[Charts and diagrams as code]
============
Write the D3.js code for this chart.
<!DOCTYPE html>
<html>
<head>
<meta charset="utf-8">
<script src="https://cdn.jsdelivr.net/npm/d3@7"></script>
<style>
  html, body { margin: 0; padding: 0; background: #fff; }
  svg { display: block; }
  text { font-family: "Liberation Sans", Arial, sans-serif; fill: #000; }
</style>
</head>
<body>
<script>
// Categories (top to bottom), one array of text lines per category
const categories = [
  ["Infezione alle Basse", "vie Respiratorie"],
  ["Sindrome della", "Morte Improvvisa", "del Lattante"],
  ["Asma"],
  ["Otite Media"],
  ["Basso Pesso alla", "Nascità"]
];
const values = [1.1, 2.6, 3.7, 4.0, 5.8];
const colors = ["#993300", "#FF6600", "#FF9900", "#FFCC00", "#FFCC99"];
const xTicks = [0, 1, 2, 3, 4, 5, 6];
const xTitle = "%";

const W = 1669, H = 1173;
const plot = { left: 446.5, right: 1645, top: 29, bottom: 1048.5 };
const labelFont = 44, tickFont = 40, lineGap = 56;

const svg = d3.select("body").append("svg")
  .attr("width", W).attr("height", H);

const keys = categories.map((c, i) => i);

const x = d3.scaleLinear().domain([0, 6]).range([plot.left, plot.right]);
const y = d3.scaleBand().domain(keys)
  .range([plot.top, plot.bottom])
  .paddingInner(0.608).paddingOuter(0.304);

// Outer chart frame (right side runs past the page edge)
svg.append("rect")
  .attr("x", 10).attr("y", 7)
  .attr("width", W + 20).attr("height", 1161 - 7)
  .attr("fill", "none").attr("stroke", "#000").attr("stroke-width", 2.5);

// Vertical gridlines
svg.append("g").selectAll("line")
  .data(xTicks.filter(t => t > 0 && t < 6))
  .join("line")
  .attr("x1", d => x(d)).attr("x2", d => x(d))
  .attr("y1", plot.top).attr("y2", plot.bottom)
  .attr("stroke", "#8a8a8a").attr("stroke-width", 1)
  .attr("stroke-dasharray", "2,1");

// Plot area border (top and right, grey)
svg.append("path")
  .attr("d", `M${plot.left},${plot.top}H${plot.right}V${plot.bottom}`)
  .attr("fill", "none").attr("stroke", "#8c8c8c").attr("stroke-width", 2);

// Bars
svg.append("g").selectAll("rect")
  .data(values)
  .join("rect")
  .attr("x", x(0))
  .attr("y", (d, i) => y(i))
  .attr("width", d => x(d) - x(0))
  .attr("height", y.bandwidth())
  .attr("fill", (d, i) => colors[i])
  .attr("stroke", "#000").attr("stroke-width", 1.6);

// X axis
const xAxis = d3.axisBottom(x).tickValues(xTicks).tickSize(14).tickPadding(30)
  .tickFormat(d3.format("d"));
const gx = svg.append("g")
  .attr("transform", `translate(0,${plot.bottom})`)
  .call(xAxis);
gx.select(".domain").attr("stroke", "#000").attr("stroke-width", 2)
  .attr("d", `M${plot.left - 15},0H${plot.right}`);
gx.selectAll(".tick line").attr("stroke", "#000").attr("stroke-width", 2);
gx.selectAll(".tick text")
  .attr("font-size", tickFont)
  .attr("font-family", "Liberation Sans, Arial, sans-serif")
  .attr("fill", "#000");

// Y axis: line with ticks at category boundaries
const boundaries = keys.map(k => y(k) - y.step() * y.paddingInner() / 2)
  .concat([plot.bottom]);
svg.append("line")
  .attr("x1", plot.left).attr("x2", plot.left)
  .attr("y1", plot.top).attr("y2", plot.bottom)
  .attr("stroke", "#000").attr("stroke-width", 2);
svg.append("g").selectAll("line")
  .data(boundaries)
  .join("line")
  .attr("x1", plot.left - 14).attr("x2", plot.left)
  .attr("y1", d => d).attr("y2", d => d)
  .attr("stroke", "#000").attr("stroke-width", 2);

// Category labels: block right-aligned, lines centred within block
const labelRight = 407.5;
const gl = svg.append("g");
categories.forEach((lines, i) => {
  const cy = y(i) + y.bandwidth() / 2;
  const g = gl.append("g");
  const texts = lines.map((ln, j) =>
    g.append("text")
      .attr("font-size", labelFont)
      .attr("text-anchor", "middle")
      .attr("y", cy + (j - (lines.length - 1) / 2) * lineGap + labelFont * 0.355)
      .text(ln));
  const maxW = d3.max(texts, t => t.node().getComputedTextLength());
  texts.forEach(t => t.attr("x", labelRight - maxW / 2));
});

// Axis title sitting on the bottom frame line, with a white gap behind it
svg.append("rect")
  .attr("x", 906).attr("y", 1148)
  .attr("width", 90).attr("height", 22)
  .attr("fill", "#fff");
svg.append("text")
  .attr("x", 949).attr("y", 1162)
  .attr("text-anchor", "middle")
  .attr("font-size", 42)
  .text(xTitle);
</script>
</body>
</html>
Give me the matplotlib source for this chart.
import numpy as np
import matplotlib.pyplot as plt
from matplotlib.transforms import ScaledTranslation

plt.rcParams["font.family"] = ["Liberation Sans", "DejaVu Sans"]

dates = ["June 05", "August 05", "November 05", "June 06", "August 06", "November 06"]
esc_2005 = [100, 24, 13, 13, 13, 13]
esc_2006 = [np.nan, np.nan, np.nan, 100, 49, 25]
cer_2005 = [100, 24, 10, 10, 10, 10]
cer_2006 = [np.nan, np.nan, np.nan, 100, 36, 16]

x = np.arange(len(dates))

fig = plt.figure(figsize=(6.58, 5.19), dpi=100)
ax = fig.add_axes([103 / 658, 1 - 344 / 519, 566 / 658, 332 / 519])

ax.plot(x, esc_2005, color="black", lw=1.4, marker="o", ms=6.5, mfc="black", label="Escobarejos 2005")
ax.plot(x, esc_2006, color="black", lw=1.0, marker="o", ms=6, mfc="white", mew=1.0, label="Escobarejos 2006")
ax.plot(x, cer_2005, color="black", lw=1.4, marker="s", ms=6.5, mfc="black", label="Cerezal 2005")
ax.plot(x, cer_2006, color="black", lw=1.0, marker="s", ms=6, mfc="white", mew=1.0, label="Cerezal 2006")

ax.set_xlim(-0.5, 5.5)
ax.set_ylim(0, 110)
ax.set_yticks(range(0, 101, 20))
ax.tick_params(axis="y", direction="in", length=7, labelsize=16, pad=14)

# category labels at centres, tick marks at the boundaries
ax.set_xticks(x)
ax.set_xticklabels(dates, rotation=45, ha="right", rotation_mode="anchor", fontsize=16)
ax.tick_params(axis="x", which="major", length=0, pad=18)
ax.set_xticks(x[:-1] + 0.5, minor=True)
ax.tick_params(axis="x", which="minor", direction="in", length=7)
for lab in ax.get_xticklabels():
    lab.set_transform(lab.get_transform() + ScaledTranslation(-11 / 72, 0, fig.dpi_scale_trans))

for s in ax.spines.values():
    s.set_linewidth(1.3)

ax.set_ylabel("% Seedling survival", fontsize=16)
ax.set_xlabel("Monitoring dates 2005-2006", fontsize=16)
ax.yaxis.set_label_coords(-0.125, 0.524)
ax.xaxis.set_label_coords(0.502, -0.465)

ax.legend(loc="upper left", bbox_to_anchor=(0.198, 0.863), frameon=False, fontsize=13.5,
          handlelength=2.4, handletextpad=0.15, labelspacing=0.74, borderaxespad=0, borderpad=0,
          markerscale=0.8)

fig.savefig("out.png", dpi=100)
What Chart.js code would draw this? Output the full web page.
============
- WHAT IS ASKED
Quote the data in full, keeping each word unchanged.

- RIGHT ANSWER
Write the D3.js code for this chart.
<!DOCTYPE html>
<html>
<head>
<meta charset="utf-8">
<script src="https://cdn.jsdelivr.net/npm/d3@7"></script>
<style>
  html, body { margin: 0; padding: 0; background: #fff; }
  svg { display: block; }
  text { font-family: "Liberation Sans", Arial, sans-serif; fill: #000; }
</style>
</head>
<body>
<script>
// Categories (top to bottom), one array of text lines per category
const categories = [
  ["Infezione alle Basse", "vie Respiratorie"],
  ["Sindrome della", "Morte Improvvisa", "del Lattante"],
  ["Asma"],
  ["Otite Media"],
  ["Basso Pesso alla", "Nascità"]
];
const values = [1.1, 2.6, 3.7, 4.0, 5.8];
const colors = ["#993300", "#FF6600", "#FF9900", "#FFCC00", "#FFCC99"];
const xTicks = [0, 1, 2, 3, 4, 5, 6];
const xTitle = "%";

const W = 1669, H = 1173;
const plot = { left: 446.5, right: 1645, top: 29, bottom: 1048.5 };
const labelFont = 44, tickFont = 40, lineGap = 56;

const svg = d3.select("body").append("svg")
  .attr("width", W).attr("height", H);

const keys = categories.map((c, i) => i);

const x = d3.scaleLinear().domain([0, 6]).range([plot.left, plot.right]);
const y = d3.scaleBand().domain(keys)
  .range([plot.top, plot.bottom])
  .paddingInner(0.608).paddingOuter(0.304);

// Outer chart frame (right side runs past the page edge)
svg.append("rect")
  .attr("x", 10).attr("y", 7)
  .attr("width", W + 20).attr("height", 1161 - 7)
  .attr("fill", "none").attr("stroke", "#000").attr("stroke-width", 2.5);

// Vertical gridlines
svg.append("g").selectAll("line")
  .data(xTicks.filter(t => t > 0 && t < 6))
  .join("line")
  .attr("x1", d => x(d)).attr("x2", d => x(d))
  .attr("y1", plot.top).attr("y2", plot.bottom)
  .attr("stroke", "#8a8a8a").attr("stroke-width", 1)
  .attr("stroke-dasharray", "2,1");

// Plot area border (top and right, grey)
svg.append("path")
  .attr("d", `M${plot.left},${plot.top}H${plot.right}V${plot.bottom}`)
  .attr("fill", "none").attr("stroke", "#8c8c8c").attr("stroke-width", 2);

// Bars
svg.append("g").selectAll("rect")
  .data(values)
  .join("rect")
  .attr("x", x(0))
  .attr("y", (d, i) => y(i))
  .attr("width", d => x(d) - x(0))
  .attr("height", y.bandwidth())
  .attr("fill", (d, i) => colors[i])
  .attr("stroke", "#000").attr("stroke-width", 1.6);

// X axis
const xAxis = d3.axisBottom(x).tickValues(xTicks).tickSize(14).tickPadding(30)
  .tickFormat(d3.format("d"));
const gx = svg.append("g")
  .attr("transform", `translate(0,${plot.bottom})`)
  .call(xAxis);
gx.select(".domain").attr("stroke", "#000").attr("stroke-width", 2)
  .attr("d", `M${plot.left - 15},0H${plot.right}`);
gx.selectAll(".tick line").attr("stroke", "#000").attr("stroke-width", 2);
gx.selectAll(".tick text")
  .attr("font-size", tickFont)
  .attr("font-family", "Liberation Sans, Arial, sans-serif")
  .attr("fill", "#000");

// Y axis: line with ticks at category boundaries
const boundaries = keys.map(k => y(k) - y.step() * y.paddingInner() / 2)
  .concat([plot.bottom]);
svg.append("line")
  .attr("x1", plot.left).attr("x2", plot.left)
  .attr("y1", plot.top).attr("y2", plot.bottom)
  .attr("stroke", "#000").attr("stroke-width", 2);
svg.append("g").selectAll("line")
  .data(boundaries)
  .join("line")
  .attr("x1", plot.left - 14).attr("x2", plot.left)
  .attr("y1", d => d).attr("y2", d => d)
  .attr("stroke", "#000").attr("stroke-width", 2);

// Category labels: block right-aligned, lines centred within block
const labelRight = 407.5;
const gl = svg.append("g");
categories.forEach((lines, i) => {
  const cy = y(i) + y.bandwidth() / 2;
  const g = gl.append("g");
  const texts = lines.map((ln, j) =>
    g.append("text")
      .attr("font-size", labelFont)
      .attr("text-anchor", "middle")
      .attr("y", cy + (j - (lines.length - 1) / 2) * lineGap + labelFont * 0.355)
      .text(ln));
  const maxW = d3.max(texts, t => t.node().getComputedTextLength());
  texts.forEach(t => t.attr("x", labelRight - maxW / 2));
});

// Axis title sitting on the bottom frame line, with a white gap behind it
svg.append("rect")
  .attr("x", 906).attr("y", 1148)
  .attr("width", 90).attr("height", 22)
  .attr("fill", "#fff");
svg.append("text")
  .attr("x", 949).attr("y", 1162)
  .attr("text-anchor", "middle")
  .attr("font-size", 42)
  .text(xTitle);
</script>
</body>
</html>
Give me the matplotlib source for this chart.
import numpy as np
import matplotlib.pyplot as plt
from matplotlib.transforms import ScaledTranslation

plt.rcParams["font.family"] = ["Liberation Sans", "DejaVu Sans"]

dates = ["June 05", "August 05", "November 05", "June 06", "August 06", "November 06"]
esc_2005 = [100, 24, 13, 13, 13, 13]
esc_2006 = [np.nan, np.nan, np.nan, 100, 49, 25]
cer_2005 = [100, 24, 10, 10, 10, 10]
cer_2006 = [np.nan, np.nan, np.nan, 100, 36, 16]

x = np.arange(len(dates))

fig = plt.figure(figsize=(6.58, 5.19), dpi=100)
ax = fig.add_axes([103 / 658, 1 - 344 / 519, 566 / 658, 332 / 519])

ax.plot(x, esc_2005, color="black", lw=1.4, marker="o", ms=6.5, mfc="black", label="Escobarejos 2005")
ax.plot(x, esc_2006, color="black", lw=1.0, marker="o", ms=6, mfc="white", mew=1.0, label="Escobarejos 2006")
ax.plot(x, cer_2005, color="black", lw=1.4, marker="s", ms=6.5, mfc="black", label="Cerezal 2005")
ax.plot(x, cer_2006, color="black", lw=1.0, marker="s", ms=6, mfc="white", mew=1.0, label="Cerezal 2006")

ax.set_xlim(-0.5, 5.5)
ax.set_ylim(0, 110)
ax.set_yticks(range(0, 101, 20))
ax.tick_params(axis="y", direction="in", length=7, labelsize=16, pad=14)

# category labels at centres, tick marks at the boundaries
ax.set_xticks(x)
ax.set_xticklabels(dates, rotation=45, ha="right", rotation_mode="anchor", fontsize=16)
ax.tick_params(axis="x", which="major", length=0, pad=18)
ax.set_xticks(x[:-1] + 0.5, minor=True)
ax.tick_params(axis="x", which="minor", direction="in", length=7)
for lab in ax.get_xticklabels():
    lab.set_transform(lab.get_transform() + ScaledTranslation(-11 / 72, 0, fig.dpi_scale_trans))

for s in ax.spines.values():
    s.set_linewidth(1.3)

ax.set_ylabel("% Seedling survival", fontsize=16)
ax.set_xlabel("Monitoring dates 2005-2006", fontsize=16)
ax.yaxis.set_label_coords(-0.125, 0.524)
ax.xaxis.set_label_coords(0.502, -0.465)

ax.legend(loc="upper left", bbox_to_anchor=(0.198, 0.863), frameon=False, fontsize=13.5,
          handlelength=2.4, handletextpad=0.15, labelspacing=0.74, borderaxespad=0, borderpad=0,
          markerscale=0.8)

fig.savefig("out.png", dpi=100)
What Chart.js code would draw this? Output the full web page.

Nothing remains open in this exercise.